DATA FOR THIS EXERCISE:
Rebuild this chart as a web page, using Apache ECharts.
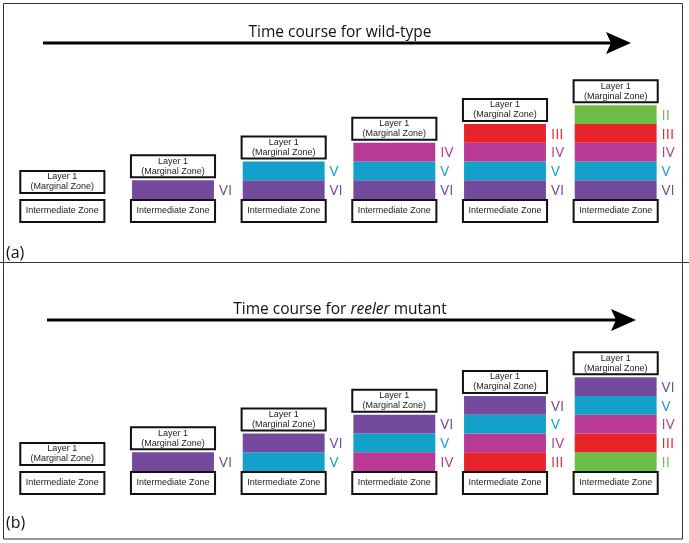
<!DOCTYPE html>
<html>
<head>
<meta charset="utf-8">
<script src="https://cdn.jsdelivr.net/npm/echarts@6/dist/echarts.min.js"></script>
<style>html,body{margin:0;padding:0;background:#fff}#c{width:689px;height:543px}</style>
</head>
<body>
<div id="c"></div>
<script>
// ---- data ----
const stages = ['t1', 't2', 't3', 't4', 't5', 't6'];
// cortical layers present at each stage, listed bottom to top
const wildTypeLayers = [[], ['VI'], ['VI', 'V'], ['VI', 'V', 'IV'], ['VI', 'V', 'IV', 'III'], ['VI', 'V', 'IV', 'III', 'II']];
const reelerLayers = [[], ['VI'], ['V', 'VI'], ['IV', 'V', 'VI'], ['III', 'IV', 'V', 'VI'], ['II', 'III', 'IV', 'V', 'VI']];
const layerNames = ['II', 'III', 'IV', 'V', 'VI'];
const layerColors = ['#6cbd45', '#e8232a', '#b93a95', '#13a1c9', '#744a9e'];
const topBoxLines = ['Layer 1', '(Marginal Zone)'];
const bottomBoxText = 'Intermediate Zone';
const titleA = 'Time course for wild-type';
const titleB = ['Time course for ', 'reeler', ' mutant'];

const colorOf = n => layerColors[layerNames.indexOf(n)];
const boxFont = '9px "Liberation Sans", Arial, sans-serif';
const titleFont = '"Open Sans", "Noto Sans", sans-serif';

function makeRender(layers) {
  return function (params, api) {
    const xi = api.value(0);
    const n = api.value(1);
    const names = layers[params.dataIndex];
    const band = api.size([1, 0])[0];
    const barW = band * 0.74;
    const boxW = band * 0.76;
    const base = api.coord([xi, 0]);
    const cx = base[0];
    const children = [];
    // intermediate zone box
    const izTop = base[1] + 1;
    children.push({type: 'rect', shape: {x: cx - boxW / 2, y: izTop, width: boxW, height: 22},
      style: {fill: '#fff', stroke: '#111', lineWidth: 2}});
    children.push({type: 'text', style: {x: cx, y: izTop + 11, text: bottomBoxText, font: boxFont,
      fill: '#222', align: 'center', verticalAlign: 'middle'}});
    // layer bars
    for (let k = 0; k < n; k++) {
      const p0 = api.coord([xi, k]);
      const p1 = api.coord([xi, k + 1]);
      const c = colorOf(names[k]);
      children.push({type: 'rect', shape: {x: cx - barW / 2, y: p1[1], width: barW, height: p0[1] - p1[1]},
        style: {fill: c}});
      children.push({type: 'text', style: {x: cx + barW / 2 + 5, y: (p0[1] + p1[1]) / 2 + 1, text: names[k],
        font: '15px "Open Sans", sans-serif', fill: c, align: 'left', verticalAlign: 'middle'}});
    }
    // Layer 1 box
    const topY = api.coord([xi, n])[1];
    const l1Bottom = topY - (n === 0 ? 6 : 3);
    children.push({type: 'rect', shape: {x: cx - boxW / 2, y: l1Bottom - 22, width: boxW, height: 22},
      style: {fill: '#fff', stroke: '#111', lineWidth: 2}});
    children.push({type: 'text', style: {x: cx, y: l1Bottom - 16, text: topBoxLines[0], font: boxFont,
      fill: '#222', align: 'center', verticalAlign: 'middle'}});
    children.push({type: 'text', style: {x: cx, y: l1Bottom - 6, text: topBoxLines[1], font: boxFont,
      fill: '#222', align: 'center', verticalAlign: 'middle'}});
    return {type: 'group', children: children};
  };
}

const chart = echarts.init(document.getElementById('c'), null, {renderer: 'canvas'});

function arrow(x1, x2, y) {
  return {type: 'group', silent: true, children: [
    {type: 'line', shape: {x1: x1, y1: y, x2: x2 - 14, y2: y}, style: {stroke: '#000', lineWidth: 3}},
    {type: 'polygon', shape: {points: [[x2 - 25, y - 11], [x2, y], [x2 - 25, y + 11], [x2 - 20, y]]}, style: {fill: '#000'}}
  ]};
}

chart.setOption({
  animation: false,
  title: [
    {text: titleA, left: 335, top: 20, textAlign: 'center',
      textStyle: {fontFamily: titleFont, fontSize: 15.5, fontWeight: 'normal', color: '#111'}},
    {text: '{n|' + titleB[0] + '}{i|' + titleB[1] + '}{n|' + titleB[2] + '}', left: 335, top: 297, textAlign: 'center',
      textStyle: {fontWeight: 'normal', rich: {
        n: {fontFamily: titleFont, fontSize: 15.5, fontWeight: 'normal', color: '#111'},
        i: {fontFamily: titleFont, fontSize: 15.5, fontWeight: 'normal', fontStyle: 'italic', color: '#111'}
      }}}
  ],
  grid: [
    {left: 7, width: 664, top: 49, height: 187.5},
    {left: 7, width: 664, top: 321, height: 187.5}
  ],
  xAxis: [
    {type: 'category', data: stages, gridIndex: 0, show: false},
    {type: 'category', data: stages, gridIndex: 1, show: false}
  ],
  yAxis: [
    {type: 'value', min: -2, max: 8, gridIndex: 0, show: false},
    {type: 'value', min: -2, max: 8, gridIndex: 1, show: false}
  ],
  graphic: [
    {type: 'rect', shape: {x: 3.5, y: 3.5, width: 679, height: 535.5}, style: {fill: 'none', stroke: '#333', lineWidth: 1}, z: 10},
    {type: 'line', shape: {x1: 0, y1: 262.5, x2: 689, y2: 262.5}, style: {stroke: '#333', lineWidth: 1}, z: 10},
    arrow(43, 631, 43),
    arrow(47, 636, 320),
    {type: 'text', left: 6, top: 245, style: {text: '(a)', font: '16px ' + titleFont, fill: '#111'}},
    {type: 'text', left: 6, top: 515, style: {text: '(b)', font: '16px ' + titleFont, fill: '#111'}}
  ],
  series: [
    {type: 'custom', xAxisIndex: 0, yAxisIndex: 0, renderItem: makeRender(wildTypeLayers),
      data: wildTypeLayers.map((l, i) => [i, l.length])},
    {type: 'custom', xAxisIndex: 1, yAxisIndex: 1, renderItem: makeRender(reelerLayers),
      data: reelerLayers.map((l, i) => [i, l.length])}
  ]
});
</script>
</body>
</html>
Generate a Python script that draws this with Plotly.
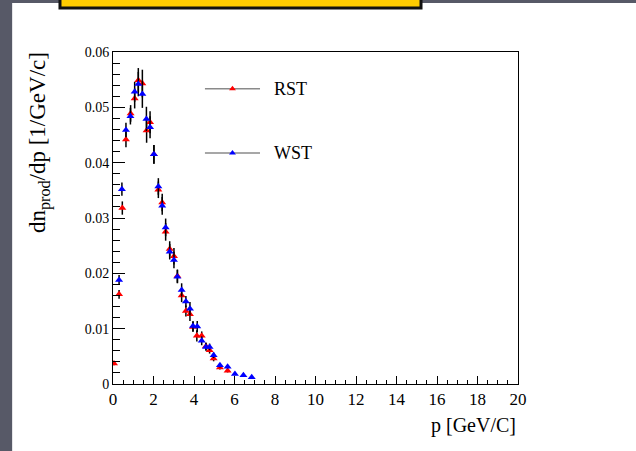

PROBLEM DESCRIPTION: Every line above should be repeated exactly; pictures stay out of the copy.

FINISHED ANSWER:
Rebuild this chart as a web page, using Apache ECharts.
<!DOCTYPE html>
<html>
<head>
<meta charset="utf-8">
<script src="https://cdn.jsdelivr.net/npm/echarts@6/dist/echarts.min.js"></script>
<style>html,body{margin:0;padding:0;background:#fff}#c{width:689px;height:543px}</style>
</head>
<body>
<div id="c"></div>
<script>
// ---- data ----
const stages = ['t1', 't2', 't3', 't4', 't5', 't6'];
// cortical layers present at each stage, listed bottom to top
const wildTypeLayers = [[], ['VI'], ['VI', 'V'], ['VI', 'V', 'IV'], ['VI', 'V', 'IV', 'III'], ['VI', 'V', 'IV', 'III', 'II']];
const reelerLayers = [[], ['VI'], ['V', 'VI'], ['IV', 'V', 'VI'], ['III', 'IV', 'V', 'VI'], ['II', 'III', 'IV', 'V', 'VI']];
const layerNames = ['II', 'III', 'IV', 'V', 'VI'];
const layerColors = ['#6cbd45', '#e8232a', '#b93a95', '#13a1c9', '#744a9e'];
const topBoxLines = ['Layer 1', '(Marginal Zone)'];
const bottomBoxText = 'Intermediate Zone';
const titleA = 'Time course for wild-type';
const titleB = ['Time course for ', 'reeler', ' mutant'];

const colorOf = n => layerColors[layerNames.indexOf(n)];
const boxFont = '9px "Liberation Sans", Arial, sans-serif';
const titleFont = '"Open Sans", "Noto Sans", sans-serif';

function makeRender(layers) {
  return function (params, api) {
    const xi = api.value(0);
    const n = api.value(1);
    const names = layers[params.dataIndex];
    const band = api.size([1, 0])[0];
    const barW = band * 0.74;
    const boxW = band * 0.76;
    const base = api.coord([xi, 0]);
    const cx = base[0];
    const children = [];
    // intermediate zone box
    const izTop = base[1] + 1;
    children.push({type: 'rect', shape: {x: cx - boxW / 2, y: izTop, width: boxW, height: 22},
      style: {fill: '#fff', stroke: '#111', lineWidth: 2}});
    children.push({type: 'text', style: {x: cx, y: izTop + 11, text: bottomBoxText, font: boxFont,
      fill: '#222', align: 'center', verticalAlign: 'middle'}});
    // layer bars
    for (let k = 0; k < n; k++) {
      const p0 = api.coord([xi, k]);
      const p1 = api.coord([xi, k + 1]);
      const c = colorOf(names[k]);
      children.push({type: 'rect', shape: {x: cx - barW / 2, y: p1[1], width: barW, height: p0[1] - p1[1]},
        style: {fill: c}});
      children.push({type: 'text', style: {x: cx + barW / 2 + 5, y: (p0[1] + p1[1]) / 2 + 1, text: names[k],
        font: '15px "Open Sans", sans-serif', fill: c, align: 'left', verticalAlign: 'middle'}});
    }
    // Layer 1 box
    const topY = api.coord([xi, n])[1];
    const l1Bottom = topY - (n === 0 ? 6 : 3);
    children.push({type: 'rect', shape: {x: cx - boxW / 2, y: l1Bottom - 22, width: boxW, height: 22},
      style: {fill: '#fff', stroke: '#111', lineWidth: 2}});
    children.push({type: 'text', style: {x: cx, y: l1Bottom - 16, text: topBoxLines[0], font: boxFont,
      fill: '#222', align: 'center', verticalAlign: 'middle'}});
    children.push({type: 'text', style: {x: cx, y: l1Bottom - 6, text: topBoxLines[1], font: boxFont,
      fill: '#222', align: 'center', verticalAlign: 'middle'}});
    return {type: 'group', children: children};
  };
}

const chart = echarts.init(document.getElementById('c'), null, {renderer: 'canvas'});

function arrow(x1, x2, y) {
  return {type: 'group', silent: true, children: [
    {type: 'line', shape: {x1: x1, y1: y, x2: x2 - 14, y2: y}, style: {stroke: '#000', lineWidth: 3}},
    {type: 'polygon', shape: {points: [[x2 - 25, y - 11], [x2, y], [x2 - 25, y + 11], [x2 - 20, y]]}, style: {fill: '#000'}}
  ]};
}

chart.setOption({
  animation: false,
  title: [
    {text: titleA, left: 335, top: 20, textAlign: 'center',
      textStyle: {fontFamily: titleFont, fontSize: 15.5, fontWeight: 'normal', color: '#111'}},
    {text: '{n|' + titleB[0] + '}{i|' + titleB[1] + '}{n|' + titleB[2] + '}', left: 335, top: 297, textAlign: 'center',
      textStyle: {fontWeight: 'normal', rich: {
        n: {fontFamily: titleFont, fontSize: 15.5, fontWeight: 'normal', color: '#111'},
        i: {fontFamily: titleFont, fontSize: 15.5, fontWeight: 'normal', fontStyle: 'italic', color: '#111'}
      }}}
  ],
  grid: [
    {left: 7, width: 664, top: 49, height: 187.5},
    {left: 7, width: 664, top: 321, height: 187.5}
  ],
  xAxis: [
    {type: 'category', data: stages, gridIndex: 0, show: false},
    {type: 'category', data: stages, gridIndex: 1, show: false}
  ],
  yAxis: [
    {type: 'value', min: -2, max: 8, gridIndex: 0, show: false},
    {type: 'value', min: -2, max: 8, gridIndex: 1, show: false}
  ],
  graphic: [
    {type: 'rect', shape: {x: 3.5, y: 3.5, width: 679, height: 535.5}, style: {fill: 'none', stroke: '#333', lineWidth: 1}, z: 10},
    {type: 'line', shape: {x1: 0, y1: 262.5, x2: 689, y2: 262.5}, style: {stroke: '#333', lineWidth: 1}, z: 10},
    arrow(43, 631, 43),
    arrow(47, 636, 320),
    {type: 'text', left: 6, top: 245, style: {text: '(a)', font: '16px ' + titleFont, fill: '#111'}},
    {type: 'text', left: 6, top: 515, style: {text: '(b)', font: '16px ' + titleFont, fill: '#111'}}
  ],
  series: [
    {type: 'custom', xAxisIndex: 0, yAxisIndex: 0, renderItem: makeRender(wildTypeLayers),
      data: wildTypeLayers.map((l, i) => [i, l.length])},
    {type: 'custom', xAxisIndex: 1, yAxisIndex: 1, renderItem: makeRender(reelerLayers),
      data: reelerLayers.map((l, i) => [i, l.length])}
  ]
});
</script>
</body>
</html>
Generate a Python script that draws this with Plotly.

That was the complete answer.